About 800,000 federal employees are affected out of a total federal workforce of 4.2 million, including the armed services. Of those 800,000, some 420,000 are deemed essential employees and must report for work, with pay deferred. The others are furloughed.
Effect on GDP
The shutdown’s direct impact is the value of government services not provided by furloughed employees. These services are permanently lost.
The U.S. Bureau of Economic Analysis (one of the agencies, by the way, that is affected by the shutdown and deemed to be nonessential) reports the value of the services in the National Income and Product Accounts (NIPA) by simply recording the cost of labor. Because the NIPA is on an accrual basis, the essential employees working with deferred pay still count in the calculation of GDP. Since furloughed employees are not working, however, the amounts that they would otherwise have been paid are not entered in the NIPA.
Those employees have an average annual compensation of about $115,000. That means that so far the effects of the shutdown will reduce the reported real GDP’s annualized growth rate for the fourth quarter of 2018 by a little more than 0.1 of a percentage point while first quarter will be cut by a little less than 0.1 percentage point. However, assuming appropriations are passed, the second quarter’s real GDP growth should then be boosted by nearly 0.2 percentage points. As a rough rule of thumb, each week of the shutdown will have the direct effect of cutting reported GDP for the first quarter by a little less than another 0.1 percentage point.
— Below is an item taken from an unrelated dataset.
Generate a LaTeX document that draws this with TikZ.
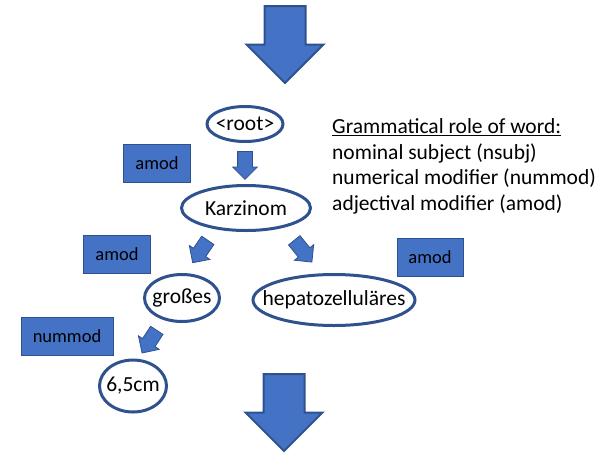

In addition, there are indirect effects of the shutdown. However, these are much harder to determine, because they cannot be isolated from other data and directly observed. Some of these, for example, would include the disruptions to business that are caused by the failure of affected agencies to timely issue permits or licenses required by law or regulation to operate, delays in judicial proceeding and rulings, reduced spending by federal employees whose pay is delayed, and so forth.
If the shutdown is relatively short, the impact of such items would be made up quickly. So, the effect on the first quarter’s real GDP growth would not be material. However, the longer the shutdown is maintained, the larger the potential costs of such disruptions will be in terms of lost economic production.